Man mag dies langweilig finden, beiseite legen, irgendeine andere der vielen Dylanplatten anhören und sich darüber beklagen, wie alt und zufrieden er doch geworden sei – oder sich einlassen auf eine kleine Reise in den Kosmos eines der eigenwilligsten Musiker der letzten vierzig Jahre. Denn das reduzierte Arrangement, die nie so befreit, geschmeidig und doch vom Alter gezeichnete Stimme, das epische Ausmaß der Platte (beinahe 70 Minuten bei zehn Songs) und vor allem die geballte Masse an Worten, die uns hier geboten werden – welche bei Dylan wie so oft auch ohne die Musik funktionieren – haben durchaus ihren Reiz.

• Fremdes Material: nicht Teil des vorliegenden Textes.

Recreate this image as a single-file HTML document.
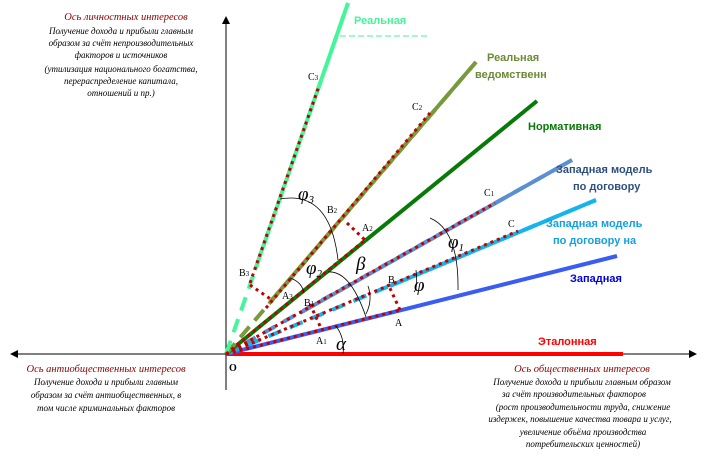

Und mindestens zwei Klassiker lassen sich jetzt schon auf dem Album ausmachen: Der sozialkritische Workingman’s Blues #2, in dem u.a. singt: “There's an evenin' haze settlin' over town / Starlight by the edge of the creek / The buyin' power of the proletariat's gone down / Money's gettin' shallow and weak / Well, the place I love best is a sweet memory / It's a new path that we trod / They say low wages are a reality / If we want to compete abroad / My cruel weapons have been put on the shelf / Come sit down on my knee / You are dearer to me than myself / As you yourself can see / While I'm listening to the steel rails hum / Got both eyes tight shut / Just sitting here trying to keep the hunger from / Creeping it's way into my gut …” sowie das beinahe zehnminütige düster-apokalyptische Ain’t talkin’: “They say prayer has the power to heal / So pray from the mother / In the human heart an evil spirit can dwell / I am a-tryin' to love my neighbour and do good unto others / But oh, mother, things ain't going well / Ain't talkin', just walkin' / I'll burn that bridge before you can cross / Heart burnin', still yearnin' /There'll be no mercy for you once you've lost …”

MODERN TIMES wird letztlich im Gesamtwerk keine allzu große Beachtung erfahren, denn es ist beileibe kein Meisterwerk, und sicherlich auch nicht das letzte Werk von His Bobness sein, aber ein sympathisches, unaufdringliches und zeitloses Alterswerk mit dem Bob Dylan wieder einmal die Gegenwart der Vergangenheit aufleben lässt.